Durante a 1ª edição e já no início da 2ª edição do Laboratório Urbano de Políticas Públicas Alimentares – LUPPA,foi possível conhecer algumas políticas públicas alimentares de iniciativa de cidades participantes do laboratório, em que os equipamentos públicos de sistemas alimentares receberam adaptações para um funcionamento sustentável e autônomo quanto ao uso da água. Cozinhas comunitárias e restaurantes populares receberam, em suas estruturas físicas, adaptações para a captação das águas das chuvas destinadas à limpeza dos prédios ou à produção de hortas comunitárias ao seu redor. Algumas cidades também fizeram adaptações para o reaproveitamento e reuso das águas cinzas com o mesmo objetivo. Essas iniciativas estão em sintonia com a Agenda 2030, mais especificamente com o ODS 6, que trata do acesso a água e saneamento. É uma demonstração de que, tendo em vista a interconexão das crises hídrica, climática e de insegurança alimentar apontadas pela ONU, a integração de políticas relacionadas ao clima, à segurança alimentar, ao meio ambiente, recursos hídricos e saneamento é fundamental para apontar as saídas.
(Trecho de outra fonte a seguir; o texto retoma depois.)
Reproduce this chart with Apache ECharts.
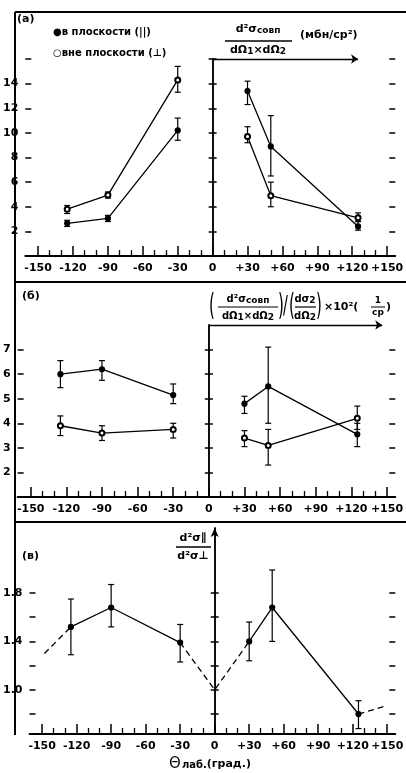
<!DOCTYPE html>
<html>
<head>
<meta charset="utf-8">
<script src="https://cdn.jsdelivr.net/npm/echarts@6/dist/echarts.min.js"></script>
<style>
html, body { margin: 0; padding: 0; background: #fff; }
#main { width: 406px; height: 773px; }
</style>
</head>
<body>
<div id="main"></div>
<script>
// angle axis (degrees)
var xMajor = [-150, -120, -90, -60, -30, 0, 30, 60, 90, 120, 150];
var xMinor = [-140, -130, -110, -100, -80, -70, -50, -40, -20, -10, 10, 20, 40, 50, 70, 80, 100, 110, 130, 140];
var xLabels = ['-150', '-120', '-90', '-60', '-30', '0', '+30', '+60', '+90', '+120', '+150'];
var angLeft = [-125, -90, -30];
var angRight = [30, 50, 125];

// panel (а)
var aTicks = [2, 4, 6, 8, 10, 12, 14, 16];
var aLabels = [2, 4, 6, 8, 10, 12, 14];
var aUpL = [3.8, 4.95, 14.3], aUpLLo = [3.45, 4.7, 13.3], aUpLHi = [4.1, 5.2, 15.4];
var aLowL = [2.65, 3.05, 10.2], aLowLLo = [2.4, 2.8, 9.4], aLowLHi = [2.9, 3.3, 11.2];
var aUpR = [13.4, 8.9, 2.4], aUpRLo = [12.3, 6.5, 2.1], aUpRHi = [14.2, 11.4, 2.8];
var aLowR = [9.7, 4.9, 3.1], aLowRLo = [9.2, 4.0, 2.8], aLowRHi = [10.5, 6.0, 3.5];

// panel (б)
var bTicks = [2, 3, 4, 5, 6, 7];
var bLabels = [2, 3, 4, 5, 6, 7];
var bUpL = [6.0, 6.2, 5.15], bUpLLo = [5.45, 5.75, 4.8], bUpLHi = [6.55, 6.55, 5.6];
var bLowL = [3.9, 3.6, 3.75], bLowLLo = [3.5, 3.3, 3.4], bLowLHi = [4.3, 3.9, 4.0];
var bUpR = [4.8, 5.5, 3.55], bUpRLo = [4.4, 4.0, 3.05], bUpRHi = [5.1, 7.1, 4.0];
var bLowR = [3.4, 3.1, 4.2], bLowRLo = [3.05, 2.3, 3.75], bLowRHi = [3.7, 3.75, 4.7];

// panel (в)
var vTicks = [0.8, 1.0, 1.2, 1.4, 1.6, 1.8];
var vLabels = [1.0, 1.4, 1.8];
var vL = [1.52, 1.68, 1.39], vLLo = [1.29, 1.52, 1.23], vLHi = [1.75, 1.87, 1.54];
var vR = [1.4, 1.68, 0.80], vRLo = [1.24, 1.40, 0.68], vRHi = [1.56, 1.99, 0.91];
var vEdgeX = [-148, 0, 150];
var vEdgeY = [1.30, 1.0, 0.87];

var FONT = 'DejaVu Sans';
var INK = '#000';

function pts(xs, ys) {
    return xs.map(function (x, i) { return [x, ys[i]]; });
}
function errPts(xs, lo, hi) {
    return xs.map(function (x, i) { return [x, lo[i], hi[i]]; });
}

var grids = [
    {left: 15, right: 0, top: 59, height: 197},
    {left: 15, right: 0, top: 325, height: 172},
    {left: 15, right: 0, top: 528, height: 206}
];
var yRange = [[0, 16], [1.0, 8], [0.635, 2.337]];
var yTicks = [aTicks, bTicks, vTicks];
var yLabs = [aLabels, bLabels, vLabels];

var xAxes = [], yAxes = [];
for (var g = 0; g < 3; g++) {
    xAxes.push({
        gridIndex: g, type: 'value', min: -161, max: 157, position: 'bottom',
        splitLine: {show: false},
        axisLine: {show: true, onZero: false, lineStyle: {color: INK, width: 2}},
        axisTick: {show: true, inside: true, length: 10, customValues: xMajor, lineStyle: {color: INK, width: 1.5}},
        axisLabel: {
            show: true, customValues: xMajor, margin: 7, color: INK,
            fontFamily: FONT, fontWeight: 'bold', fontSize: 11,
            formatter: function (v) {
                for (var k = 0; k < xMajor.length; k++) {
                    if (Math.abs(xMajor[k] - v) < 1e-6) return xLabels[k];
                }
                return '';
            }
        }
    });
    xAxes.push({
        gridIndex: g, type: 'value', min: -161, max: 157, position: 'bottom',
        splitLine: {show: false},
        axisLine: {show: false, onZero: false},
        axisTick: {show: true, inside: true, length: 6, customValues: xMinor, lineStyle: {color: INK, width: 1.3}},
        axisLabel: {show: false}
    });
    var isV = g === 2;
    yAxes.push({
        gridIndex: g, type: 'value', min: yRange[g][0], max: yRange[g][1], position: 'left',
        splitLine: {show: false},
        axisLine: {
            show: true, onZero: true, onZeroAxisIndex: 2 * g,
            symbol: isV ? ['none', 'arrow'] : 'none', symbolSize: [6, 9],
            lineStyle: {color: INK, width: 1.5}
        },
        axisTick: {show: true, length: 4, customValues: yTicks[g], lineStyle: {color: INK, width: 1.5}},
        axisLabel: {
            show: true, customValues: yLabs[g], margin: 7, color: INK,
            fontFamily: FONT, fontWeight: 'bold', fontSize: 11,
            formatter: isV ? function (v) { return v.toFixed(1); } : function (v) { return String(v); }
        }
    });
    yAxes.push({
        gridIndex: g, type: 'value', min: yRange[g][0], max: yRange[g][1], position: 'right',
        splitLine: {show: false},
        axisLine: {show: true, onZero: true, onZeroAxisIndex: 2 * g + 1, lineStyle: {color: INK, width: 1.5}},
        axisTick: {show: true, length: 4, customValues: yTicks[g], lineStyle: {color: INK, width: 1.5}},
        axisLabel: {show: false}
    });
    yAxes.push({
        gridIndex: g, type: 'value', min: yRange[g][0], max: yRange[g][1], position: 'left',
        splitLine: {show: false},
        axisLine: {show: false, onZero: false},
        axisTick: {show: true, inside: true, length: 6, customValues: yTicks[g], lineStyle: {color: INK, width: 1.5}},
        axisLabel: {show: false}
    });
    yAxes.push({
        gridIndex: g, type: 'value', min: yRange[g][0], max: yRange[g][1], position: 'right',
        splitLine: {show: false},
        axisLine: {show: false, onZero: false},
        axisTick: {show: true, inside: true, length: 6, customValues: yTicks[g], lineStyle: {color: INK, width: 1.5}},
        axisLabel: {show: false}
    });
}

function lineSeries(g, data, sym, dashed) {
    return {
        type: 'line', xAxisIndex: 2 * g, yAxisIndex: 4 * g, data: data,
        symbol: sym || 'none', symbolSize: 5, showSymbol: !!sym,
        lineStyle: {color: INK, width: 1.3, type: dashed ? [6, 4] : 'solid'},
        itemStyle: {color: INK, borderColor: INK, borderWidth: 1.2},
        z: 4, silent: true, animation: false
    };
}

function errSeries(g, data) {
    return {
        type: 'custom', xAxisIndex: 2 * g, yAxisIndex: 4 * g, data: data, z: 3, silent: true,
        animation: false,
        renderItem: function (params, api) {
            var p1 = api.coord([api.value(0), api.value(1)]);
            var p2 = api.coord([api.value(0), api.value(2)]);
            var w = 3;
            var st = {stroke: INK, lineWidth: 1.2};
            return {
                type: 'group', children: [
                    {type: 'line', shape: {x1: p1[0], y1: p1[1], x2: p2[0], y2: p2[1]}, style: st},
                    {type: 'line', shape: {x1: p1[0] - w, y1: p1[1], x2: p1[0] + w, y2: p1[1]}, style: st},
                    {type: 'line', shape: {x1: p2[0] - w, y1: p2[1], x2: p2[0] + w, y2: p2[1]}, style: st}
                ]
            };
        }
    };
}

function arrowLine(g, y, xEnd) {
    return {
        type: 'line', xAxisIndex: 2 * g, yAxisIndex: 4 * g, data: [], silent: true, animation: false,
        markLine: {
            silent: true, animation: false, symbol: ['none', 'arrow'], symbolSize: 7,
            label: {show: false},
            lineStyle: {color: INK, type: 'solid', width: 1.3},
            data: [[{coord: [0, y]}, {coord: [xEnd, y]}]]
        }
    };
}

var series = [
    // (а)
    lineSeries(0, pts(angLeft, aUpL), 'emptyCircle'),
    lineSeries(0, pts(angLeft, aLowL), 'circle'),
    lineSeries(0, pts(angRight, aUpR), 'circle'),
    lineSeries(0, pts(angRight, aLowR), 'emptyCircle'),
    errSeries(0, errPts(angLeft, aUpLLo, aUpLHi)),
    errSeries(0, errPts(angLeft, aLowLLo, aLowLHi)),
    errSeries(0, errPts(angRight, aUpRLo, aUpRHi)),
    errSeries(0, errPts(angRight, aLowRLo, aLowRHi)),
    arrowLine(0, 16, 125),
    // (б)
    lineSeries(1, pts(angLeft, bUpL), 'circle'),
    lineSeries(1, pts(angLeft, bLowL), 'emptyCircle'),
    lineSeries(1, pts(angRight, bUpR), 'circle'),
    lineSeries(1, pts(angRight, bLowR), 'emptyCircle'),
    errSeries(1, errPts(angLeft, bUpLLo, bUpLHi)),
    errSeries(1, errPts(angLeft, bLowLLo, bLowLHi)),
    errSeries(1, errPts(angRight, bUpRLo, bUpRHi)),
    errSeries(1, errPts(angRight, bLowRLo, bLowRHi)),
    arrowLine(1, 8, 146),
    // (в)
    lineSeries(2, pts(angLeft, vL), 'circle'),
    lineSeries(2, pts(angRight, vR), 'circle'),
    lineSeries(2, [[vEdgeX[0], vEdgeY[0]], [angLeft[0], vL[0]]], null, true),
    lineSeries(2, [[angLeft[2], vL[2]], [vEdgeX[1], vEdgeY[1]], [angRight[0], vR[0]]], null, true),
    lineSeries(2, [[angRight[2], vR[2]], [vEdgeX[2], vEdgeY[2]]], null, true),
    errSeries(2, errPts(angLeft, vLLo, vLHi)),
    errSeries(2, errPts(angRight, vRLo, vRHi))
];

function txt(x, y, text, font, align, rich, sx) {
    var st = {text: text, font: font, fill: INK, align: align || 'left', verticalAlign: 'middle'};
    if (rich) st.rich = rich;
    var el = {type: 'text', x: x, y: y, silent: true, style: st};
    if (sx) el.scaleX = sx;
    return el;
}
function seg(x1, y1, x2, y2, w) {
    return {type: 'line', silent: true, shape: {x1: x1, y1: y1, x2: x2, y2: y2}, style: {stroke: INK, lineWidth: w || 1.2}};
}

var B12 = 'bold 12px ' + FONT, B11 = 'bold 11px ' + FONT, B10 = 'bold 10px ' + FONT, B9 = 'bold 9px ' + FONT;
var subRich = {n: {font: B11}, s: {font: B9, padding: [4, 0, 0, 0]}};
var subRich10 = {n: {font: B10}, s: {font: B9, padding: [3, 0, 0, 0]}};
var PAREN = '30px ' + FONT;

var graphics = [
    // frame
    seg(15, 12, 15, 735, 2),
    seg(15, 12, 406, 12, 2),
    seg(15, 282, 406, 282, 2),
    seg(15, 522, 406, 522, 2),
    // panel labels
    txt(17, 19, '(а)', B11),
    txt(22, 296, '(б)', B11),
    txt(22, 556, '(в)', B11),
    // legend (а)
    txt(53, 32, '●в плоскости (||)', B10),
    txt(53, 53, '○вне плоскости (⊥)', B10),
    // (а) y title
    txt(258, 29, '{n|d²σ}{s|совп}', B11, 'center', subRich),
    seg(225, 41, 292, 41, 1.3),
    txt(258, 50, '{n|dΩ}{s|1}{n|×dΩ}{s|2}', B11, 'center', subRich),
    txt(300, 35, '(мбн/ср²)', B11),
    // (б) y title
    txt(209, 307, '(', PAREN, 'left', null, 0.5),
    txt(248, 299, '{n|d²σ}{s|совп}', B10, 'center', subRich10),
    seg(218, 307, 278, 307, 1.2),
    txt(248, 316, '{n|dΩ}{s|1}{n|×dΩ}{s|2}', B10, 'center', subRich10),
    txt(278, 307, ')', PAREN, 'left', null, 0.5),
    txt(283, 307, '/', '24px ' + FONT, 'left', null, 0.6),
    txt(289, 307, '(', PAREN, 'left', null, 0.5),
    txt(305, 299, '{n|dσ}{s|2}', B10, 'center', subRich10),
    seg(295, 307, 316, 307, 1.2),
    txt(305, 316, '{n|dΩ}{s|2}', B10, 'center', subRich10),
    txt(316, 307, ')', PAREN, 'left', null, 0.5),
    txt(324, 307, '×10²(', B11),
    txt(378, 301, '1', B9, 'center'),
    seg(371, 307, 385, 307, 1),
    txt(378, 313, 'ср', B9, 'center'),
    txt(386, 307, ')', B11),
    // (в) y title
    txt(193, 538, 'd²σ∥', B11, 'center'),
    seg(176, 547, 211, 547, 1.3),
    txt(193, 556, 'd²σ⊥', B11, 'center'),
    // x title
    txt(210, 764, '{t|Θ}{s|лаб.}{n|(град.)}', B12, 'center',
        {t: {font: '15px ' + FONT}, s: {font: B10, padding: [3, 0, 0, 1]}, n: {font: B11}})
];

var chart = echarts.init(document.getElementById('main'));
chart.setOption({
    animation: false,
    backgroundColor: '#fff',
    grid: grids,
    xAxis: xAxes,
    yAxis: yAxes,
    series: series,
    graphic: {elements: graphics}
});
</script>
</body>
</html>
Ao final da Conferência, foi aprovada uma Agenda Estratégica Mundial de Ação que garante, no plano internacional, a água como um direito humano e ecossistêmico, cujas metas e compromissos foram assumidos pelas mais de dez mil pessoas presentes no evento, entre chefes de Estado e de Governo, ministros e demais representantes governamentais, representantes de organizações da sociedade civil e ativistas. A aprovação deste documento foi um importante resultado, pois conta com mais de 700 compromissos. A participação do Governo brasileiro foi crucial para o avanço dessa agenda no país. Pela primeira vez, o Brasil reconheceu formalmente, perante a comunidade internacional, que o acesso à água é um direito humano básico a ser garantido a toda a população mundial, comprometendo-se com a agenda aprovada na conferência. Uma das expectativas em relação a este avanço no país é a tramitação da PEC 06/2021 na Câmara Federal, que, se for aprovada, irá incluir o acesso à água no rol dos direitos fundamentais previstos na Constituição Federal.


A água, nas palavras de António Guterres, secretário-geral da ONU, deve ser conservada e gerida de forma sustentável e responsável, pois trata-se do “bem comum global mais precioso da humanidade”. O poder público e a comunidade internacional saem, desta conferência, bastante conscientes da importância do seu papel para impedir que a crise hídrica global avance para patamares ainda mais graves, e se comprometem a não permitir que a água seja tratada como uma mercadoria, e sim como uma garantia, no presente, de que haverá futuro para a humanidade.